Desprezar sua identidade e o valor dela te leva, naturalmente, para o abismo. Um passo a mais rumo ao outro e você pode estar perdido de si. Ali no buraco tudo é escuro, não há nem sombras para te guiar. Mas, aqui há uma boa nova: se você estiver no fundo do poço e não enxergar mais nada, olhe para cima e verá luz. Aproveite o chão firme e enlameado para impulsionar o salto e tentar a todo custo sair dali, não há outra opção.
Cair no abismo é fácil. Há, na sociedade, preceitos que te conduzem para lá. Certamente você já escutou milhares de vezes essas frases: seja humilde; ame o próximo; o amor é uma prisão; amar dói; o trabalho dignifica o homem; família acima de tudo; e etc.
Sabe, eu não discordo das máximas sociais acima, não totalmente. Sei que foram construtos de séculos, vernáculos que traduziram nossas vidas práticas dos velhos tempos até hoje. Representam, sim, um modo de vida que, na minha opinião, aqui jaz e há muito foi sepultado. Manter essas verdades como sumidades norteadoras do nosso futuro só pode trazer ansiedade, descontentamento e o uso necessário muita medicação psicotrópica.
Decupando um pouco as frases citadas acima, convenhamos, elas são um nítido caminho rumo ao abismo da saúde mental. Nem o amor romântico sofrido e nem a dor do autosacrifício em prol do bem-estar alheio devem ser a base das relações. Também, não há evolução no excesso de humildade onde você vira um tapete que serve tão somente para limpar os pés sujos que te atravessam. Para além disso, o trabalho não pode ser a única força dignificante do seu ser, é preciso que a dignidade te habite e dali ela sai emanando ao universo. Em complemento, afirmo: pessoas da sua família, que dividem o sangue, o DNA e, por vezes, o teto com você, têm incalculáveis chances a mais de te machucar do que estranhos.
Não digo aqui para não se entregar ao amor, não respeitar sua força de trabalho ou não considerar sua família. Digo para se amar, se enxergar e se valorizar acima de tudo. Só assim, poderá se entregar a todas as formas de relações possíveis e existentes com profundidade, respeitando, antes de tudo, a si.
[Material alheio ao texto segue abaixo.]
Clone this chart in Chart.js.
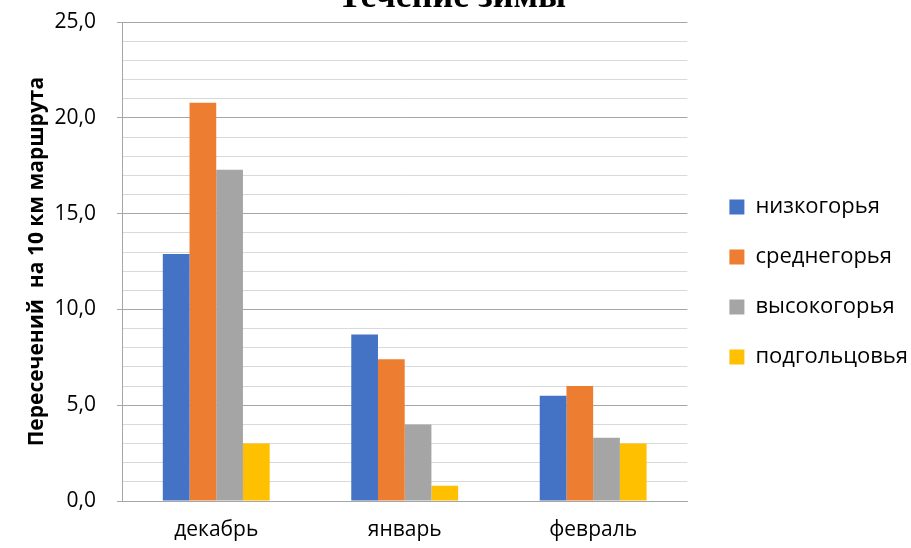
<!DOCTYPE html>
<html>
<head>
<meta charset="utf-8">
<script src="https://cdn.jsdelivr.net/npm/chart.js@4"></script>
<style>
  html, body { margin: 0; padding: 0; background: #fff; overflow: hidden; }
  .page { position: relative; width: 911px; height: 548px; overflow: hidden; }
  /* the title is cut off at the top in the original, so the canvas starts above the page */
  .chart-box { position: absolute; left: 0; top: -26px; width: 911px; height: 574px; }
</style>
</head>
<body>
<div class="page"><div class="chart-box"><canvas id="winter-chart"></canvas></div></div>
<script>
  var months = ['декабрь', 'январь', 'февраль'];
  var lowMountains = [12.9, 8.7, 5.5];
  var midMountains = [20.8, 7.4, 6.0];
  var highMountains = [17.3, 4.0, 3.3];
  var subAlpine = [3.0, 0.8, 3.0];
  var seriesNames = ['низкогорья', 'среднегорья', 'высокогорья', 'подгольцовья'];
  var yMax = 25;

  var mainFont = '"Open Sans", "Liberation Sans", sans-serif';

  // moves the legend a bit right and down, like in the original
  var legendNudge = {
    id: 'legendNudge',
    afterLayout: function (chart) {
      var lg = chart.legend;
      if (!lg) return;
      lg.left += 14;
      lg.right += 14;
      lg.top += 21;
      lg.bottom += 21;
    }
  };

  var ctx = document.getElementById('winter-chart').getContext('2d');
  var winterChart = new Chart(ctx, {
    type: 'bar',
    data: {
      labels: months,
      datasets: [
        { label: seriesNames[0], data: lowMountains, backgroundColor: '#4472C4' },
        { label: seriesNames[1], data: midMountains, backgroundColor: '#ED7D31' },
        { label: seriesNames[2], data: highMountains, backgroundColor: '#A5A5A5' },
        { label: seriesNames[3], data: subAlpine, backgroundColor: '#FFC000' }
      ]
    },
    options: {
      responsive: true,
      maintainAspectRatio: false,
      animation: false,
      categoryPercentage: 0.567,
      barPercentage: 1,
      borderWidth: 0,
      layout: {
        padding: { left: 0, right: 7, top: 0, bottom: 0 }
      },
      scales: {
        x: {
          grid: { display: false, drawTicks: false },
          border: { display: true, color: '#a6a6a6', width: 1 },
          ticks: {
            color: '#000',
            padding: 16,
            font: { family: mainFont, size: 21 }
          },
          afterFit: function (scale) {
            scale.height = 47;
          }
        },
        y: {
          min: 0,
          max: yMax,
          ticks: {
            stepSize: 1,
            autoSkip: false,
            color: '#000',
            padding: 21,
            font: { family: mainFont, size: 21 },
            callback: function (value) {
              return value % 5 === 0 ? value.toFixed(1).replace('.', ',') : '';
            }
          },
          grid: {
            drawTicks: true,
            tickLength: 5,
            color: function (c) {
              return c.tick && c.tick.value % 5 === 0 ? '#a6a6a6' : '#d9d9d9';
            },
            tickColor: function (c) {
              return c.tick && c.tick.value % 5 === 0 ? '#a6a6a6' : 'rgba(0,0,0,0)';
            },
            lineWidth: 1
          },
          border: { display: true, color: '#a6a6a6', width: 1 },
          title: {
            display: true,
            text: 'Пересечений  на 10 км маршрута',
            color: '#000',
            padding: { top: 24, bottom: 0 },
            font: { family: mainFont, size: 21, weight: 'bold' }
          },
          afterFit: function (scale) {
            scale.width = 122;
          }
        }
      },
      plugins: {
        title: {
          display: true,
          text: 'Течение зимы',
          color: '#000',
          padding: { top: 2, bottom: 3 },
          font: { family: '"Liberation Serif", "Times New Roman", serif', size: 36, weight: 'bold' }
        },
        legend: {
          position: 'right',
          labels: {
            boxWidth: 15,
            boxHeight: 15,
            padding: 28,
            color: '#000',
            font: { family: mainFont, size: 22 }
          }
        },
        tooltip: { enabled: false }
      }
    },
    plugins: [legendNudge]
  });
</script>
</body>
</html>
Individualmente, se você não se enxerga, não reconhece um humano de valor sob sua própria pele, você não existe. Um ser inexistente não ama ninguém, não constrói nada, não chega a lugar algum. Não é egoísmo, é sobrevivência.
Em suma, existir, cada vez mais, exige de nós protagonismo no filme da vida, da nossa vida. Dentro de um bom senso do que é ser parte de uma sociedade, é vital que construamos nossas próprias regras de bem-viver. Tudo começa por entender que somos únicos, necessários e insubstituíveis para nós mesmos, e que não há nada a fazer pelo mundo antes de interiorizar essa concepção.